**What the exercise asks:**
Write out the listing below without alteration, omitting its pictures.

**Stored data:**
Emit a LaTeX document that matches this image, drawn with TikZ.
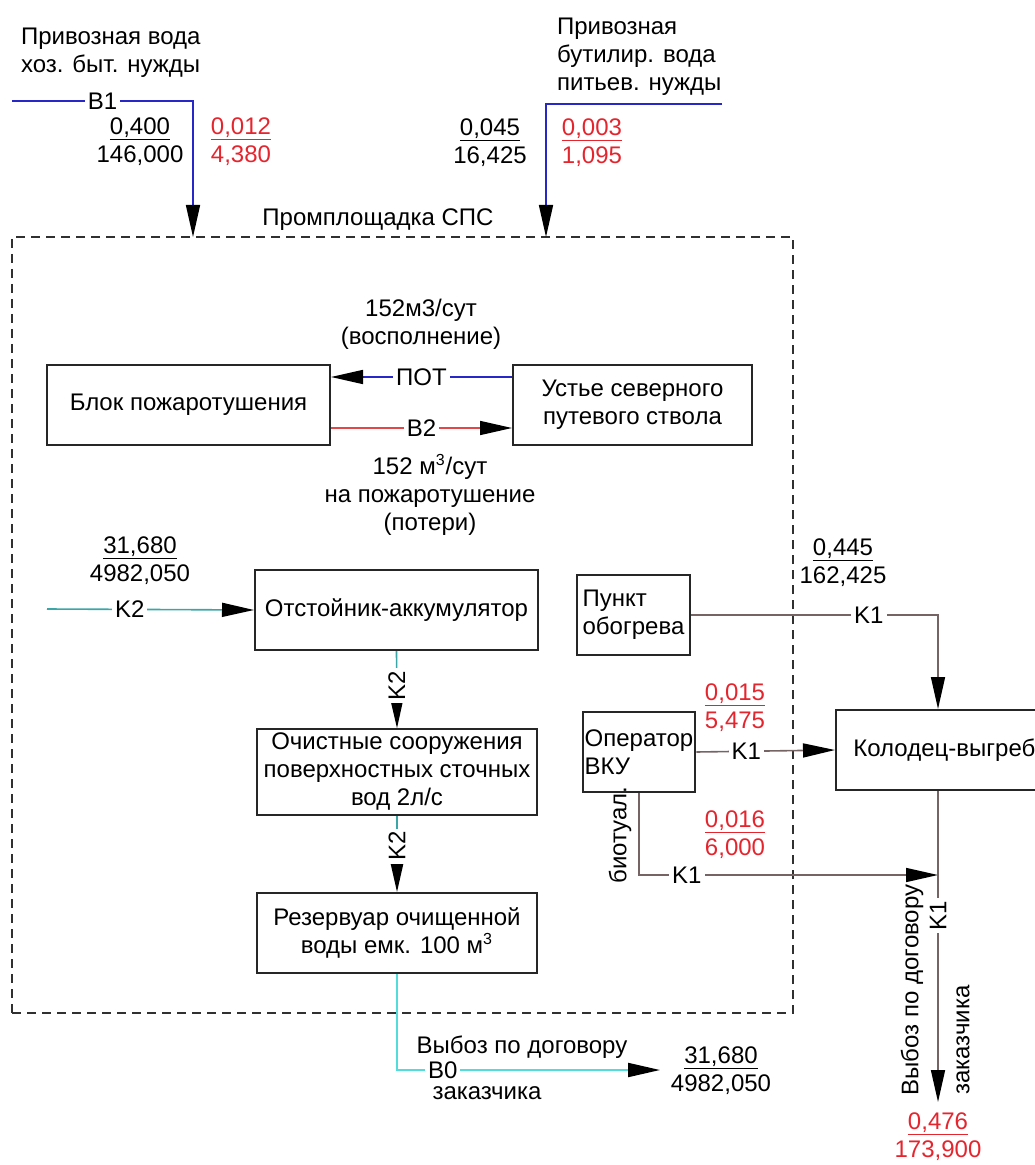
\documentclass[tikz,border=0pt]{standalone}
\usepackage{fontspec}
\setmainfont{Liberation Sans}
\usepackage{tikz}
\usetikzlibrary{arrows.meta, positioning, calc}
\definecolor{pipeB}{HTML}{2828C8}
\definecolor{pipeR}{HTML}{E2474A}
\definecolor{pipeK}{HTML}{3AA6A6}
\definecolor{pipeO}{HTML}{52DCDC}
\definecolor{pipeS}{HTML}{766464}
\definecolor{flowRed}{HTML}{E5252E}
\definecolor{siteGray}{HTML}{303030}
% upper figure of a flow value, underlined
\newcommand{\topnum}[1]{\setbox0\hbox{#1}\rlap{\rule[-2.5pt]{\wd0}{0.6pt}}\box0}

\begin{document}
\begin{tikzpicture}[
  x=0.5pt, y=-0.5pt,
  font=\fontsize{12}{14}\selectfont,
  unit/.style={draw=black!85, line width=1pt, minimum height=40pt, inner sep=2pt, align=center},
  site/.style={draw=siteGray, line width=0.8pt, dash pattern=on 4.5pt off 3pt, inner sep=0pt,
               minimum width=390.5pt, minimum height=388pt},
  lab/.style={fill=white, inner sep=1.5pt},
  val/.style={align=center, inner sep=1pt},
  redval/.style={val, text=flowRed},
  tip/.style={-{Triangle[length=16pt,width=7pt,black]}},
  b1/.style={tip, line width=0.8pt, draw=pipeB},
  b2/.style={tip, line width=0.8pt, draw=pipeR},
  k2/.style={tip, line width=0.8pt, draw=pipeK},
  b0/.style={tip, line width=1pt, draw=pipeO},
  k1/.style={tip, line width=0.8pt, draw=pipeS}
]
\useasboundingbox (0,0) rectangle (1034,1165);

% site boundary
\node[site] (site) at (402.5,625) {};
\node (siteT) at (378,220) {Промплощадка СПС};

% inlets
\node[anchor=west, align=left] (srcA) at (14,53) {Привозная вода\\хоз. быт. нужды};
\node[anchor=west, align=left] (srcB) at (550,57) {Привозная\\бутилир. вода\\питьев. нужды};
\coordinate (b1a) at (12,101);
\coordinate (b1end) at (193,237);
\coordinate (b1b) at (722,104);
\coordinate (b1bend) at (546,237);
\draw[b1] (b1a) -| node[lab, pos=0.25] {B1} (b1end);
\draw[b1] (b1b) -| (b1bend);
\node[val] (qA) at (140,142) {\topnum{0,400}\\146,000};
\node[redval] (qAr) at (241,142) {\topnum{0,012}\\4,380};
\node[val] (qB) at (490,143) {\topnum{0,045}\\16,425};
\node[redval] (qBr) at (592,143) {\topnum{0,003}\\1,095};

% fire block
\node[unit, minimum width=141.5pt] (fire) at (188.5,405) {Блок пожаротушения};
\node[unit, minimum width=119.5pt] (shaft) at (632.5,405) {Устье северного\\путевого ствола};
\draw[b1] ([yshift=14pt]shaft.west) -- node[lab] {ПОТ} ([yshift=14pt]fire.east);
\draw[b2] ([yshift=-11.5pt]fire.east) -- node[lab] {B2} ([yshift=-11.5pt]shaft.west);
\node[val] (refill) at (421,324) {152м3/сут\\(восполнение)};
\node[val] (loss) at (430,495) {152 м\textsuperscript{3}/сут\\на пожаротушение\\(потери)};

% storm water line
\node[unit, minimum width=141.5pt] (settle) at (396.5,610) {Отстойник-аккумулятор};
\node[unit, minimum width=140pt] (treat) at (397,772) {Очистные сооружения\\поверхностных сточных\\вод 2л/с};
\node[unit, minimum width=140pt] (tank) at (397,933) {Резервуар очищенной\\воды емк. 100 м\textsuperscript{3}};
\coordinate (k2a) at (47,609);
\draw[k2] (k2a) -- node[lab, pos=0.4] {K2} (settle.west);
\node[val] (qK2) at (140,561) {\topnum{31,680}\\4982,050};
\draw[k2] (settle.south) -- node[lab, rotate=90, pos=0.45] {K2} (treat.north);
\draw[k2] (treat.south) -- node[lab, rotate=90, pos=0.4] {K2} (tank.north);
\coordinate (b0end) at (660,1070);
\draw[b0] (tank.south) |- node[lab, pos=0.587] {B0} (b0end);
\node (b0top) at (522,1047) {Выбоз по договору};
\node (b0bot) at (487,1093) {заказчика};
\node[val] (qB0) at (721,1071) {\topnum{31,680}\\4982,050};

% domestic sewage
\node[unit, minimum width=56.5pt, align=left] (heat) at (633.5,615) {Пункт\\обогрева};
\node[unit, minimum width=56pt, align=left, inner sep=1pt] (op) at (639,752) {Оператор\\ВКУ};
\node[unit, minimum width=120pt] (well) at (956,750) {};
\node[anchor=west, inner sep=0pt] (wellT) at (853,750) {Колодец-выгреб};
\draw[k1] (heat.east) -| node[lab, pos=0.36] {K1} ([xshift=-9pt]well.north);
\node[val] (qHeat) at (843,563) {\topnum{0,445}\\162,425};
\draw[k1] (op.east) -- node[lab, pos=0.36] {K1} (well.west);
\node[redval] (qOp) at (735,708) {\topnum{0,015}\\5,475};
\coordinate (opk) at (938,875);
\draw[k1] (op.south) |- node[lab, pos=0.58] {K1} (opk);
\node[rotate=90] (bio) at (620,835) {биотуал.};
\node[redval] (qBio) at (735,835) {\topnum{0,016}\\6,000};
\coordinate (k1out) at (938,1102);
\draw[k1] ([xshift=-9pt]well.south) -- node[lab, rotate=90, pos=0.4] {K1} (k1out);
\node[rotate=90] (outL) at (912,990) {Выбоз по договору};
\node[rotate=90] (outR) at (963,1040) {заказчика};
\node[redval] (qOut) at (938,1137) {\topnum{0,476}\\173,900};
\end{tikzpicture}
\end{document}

**Answer to this exercise:**
Emit a LaTeX document that matches this image, drawn with TikZ.
\documentclass[tikz,border=0pt]{standalone}
\usepackage{fontspec}
\setmainfont{Liberation Sans}
\usepackage{tikz}
\usetikzlibrary{arrows.meta, positioning, calc}
\definecolor{pipeB}{HTML}{2828C8}
\definecolor{pipeR}{HTML}{E2474A}
\definecolor{pipeK}{HTML}{3AA6A6}
\definecolor{pipeO}{HTML}{52DCDC}
\definecolor{pipeS}{HTML}{766464}
\definecolor{flowRed}{HTML}{E5252E}
\definecolor{siteGray}{HTML}{303030}
% upper figure of a flow value, underlined
\newcommand{\topnum}[1]{\setbox0\hbox{#1}\rlap{\rule[-2.5pt]{\wd0}{0.6pt}}\box0}

\begin{document}
\begin{tikzpicture}[
  x=0.5pt, y=-0.5pt,
  font=\fontsize{12}{14}\selectfont,
  unit/.style={draw=black!85, line width=1pt, minimum height=40pt, inner sep=2pt, align=center},
  site/.style={draw=siteGray, line width=0.8pt, dash pattern=on 4.5pt off 3pt, inner sep=0pt,
               minimum width=390.5pt, minimum height=388pt},
  lab/.style={fill=white, inner sep=1.5pt},
  val/.style={align=center, inner sep=1pt},
  redval/.style={val, text=flowRed},
  tip/.style={-{Triangle[length=16pt,width=7pt,black]}},
  b1/.style={tip, line width=0.8pt, draw=pipeB},
  b2/.style={tip, line width=0.8pt, draw=pipeR},
  k2/.style={tip, line width=0.8pt, draw=pipeK},
  b0/.style={tip, line width=1pt, draw=pipeO},
  k1/.style={tip, line width=0.8pt, draw=pipeS}
]
\useasboundingbox (0,0) rectangle (1034,1165);

% site boundary
\node[site] (site) at (402.5,625) {};
\node (siteT) at (378,220) {Промплощадка СПС};

% inlets
\node[anchor=west, align=left] (srcA) at (14,53) {Привозная вода\\хоз. быт. нужды};
\node[anchor=west, align=left] (srcB) at (550,57) {Привозная\\бутилир. вода\\питьев. нужды};
\coordinate (b1a) at (12,101);
\coordinate (b1end) at (193,237);
\coordinate (b1b) at (722,104);
\coordinate (b1bend) at (546,237);
\draw[b1] (b1a) -| node[lab, pos=0.25] {B1} (b1end);
\draw[b1] (b1b) -| (b1bend);
\node[val] (qA) at (140,142) {\topnum{0,400}\\146,000};
\node[redval] (qAr) at (241,142) {\topnum{0,012}\\4,380};
\node[val] (qB) at (490,143) {\topnum{0,045}\\16,425};
\node[redval] (qBr) at (592,143) {\topnum{0,003}\\1,095};

% fire block
\node[unit, minimum width=141.5pt] (fire) at (188.5,405) {Блок пожаротушения};
\node[unit, minimum width=119.5pt] (shaft) at (632.5,405) {Устье северного\\путевого ствола};
\draw[b1] ([yshift=14pt]shaft.west) -- node[lab] {ПОТ} ([yshift=14pt]fire.east);
\draw[b2] ([yshift=-11.5pt]fire.east) -- node[lab] {B2} ([yshift=-11.5pt]shaft.west);
\node[val] (refill) at (421,324) {152м3/сут\\(восполнение)};
\node[val] (loss) at (430,495) {152 м\textsuperscript{3}/сут\\на пожаротушение\\(потери)};

% storm water line
\node[unit, minimum width=141.5pt] (settle) at (396.5,610) {Отстойник-аккумулятор};
\node[unit, minimum width=140pt] (treat) at (397,772) {Очистные сооружения\\поверхностных сточных\\вод 2л/с};
\node[unit, minimum width=140pt] (tank) at (397,933) {Резервуар очищенной\\воды емк. 100 м\textsuperscript{3}};
\coordinate (k2a) at (47,609);
\draw[k2] (k2a) -- node[lab, pos=0.4] {K2} (settle.west);
\node[val] (qK2) at (140,561) {\topnum{31,680}\\4982,050};
\draw[k2] (settle.south) -- node[lab, rotate=90, pos=0.45] {K2} (treat.north);
\draw[k2] (treat.south) -- node[lab, rotate=90, pos=0.4] {K2} (tank.north);
\coordinate (b0end) at (660,1070);
\draw[b0] (tank.south) |- node[lab, pos=0.587] {B0} (b0end);
\node (b0top) at (522,1047) {Выбоз по договору};
\node (b0bot) at (487,1093) {заказчика};
\node[val] (qB0) at (721,1071) {\topnum{31,680}\\4982,050};

% domestic sewage
\node[unit, minimum width=56.5pt, align=left] (heat) at (633.5,615) {Пункт\\обогрева};
\node[unit, minimum width=56pt, align=left, inner sep=1pt] (op) at (639,752) {Оператор\\ВКУ};
\node[unit, minimum width=120pt] (well) at (956,750) {};
\node[anchor=west, inner sep=0pt] (wellT) at (853,750) {Колодец-выгреб};
\draw[k1] (heat.east) -| node[lab, pos=0.36] {K1} ([xshift=-9pt]well.north);
\node[val] (qHeat) at (843,563) {\topnum{0,445}\\162,425};
\draw[k1] (op.east) -- node[lab, pos=0.36] {K1} (well.west);
\node[redval] (qOp) at (735,708) {\topnum{0,015}\\5,475};
\coordinate (opk) at (938,875);
\draw[k1] (op.south) |- node[lab, pos=0.58] {K1} (opk);
\node[rotate=90] (bio) at (620,835) {биотуал.};
\node[redval] (qBio) at (735,835) {\topnum{0,016}\\6,000};
\coordinate (k1out) at (938,1102);
\draw[k1] ([xshift=-9pt]well.south) -- node[lab, rotate=90, pos=0.4] {K1} (k1out);
\node[rotate=90] (outL) at (912,990) {Выбоз по договору};
\node[rotate=90] (outR) at (963,1040) {заказчика};
\node[redval] (qOut) at (938,1137) {\topnum{0,476}\\173,900};
\end{tikzpicture}
\end{document}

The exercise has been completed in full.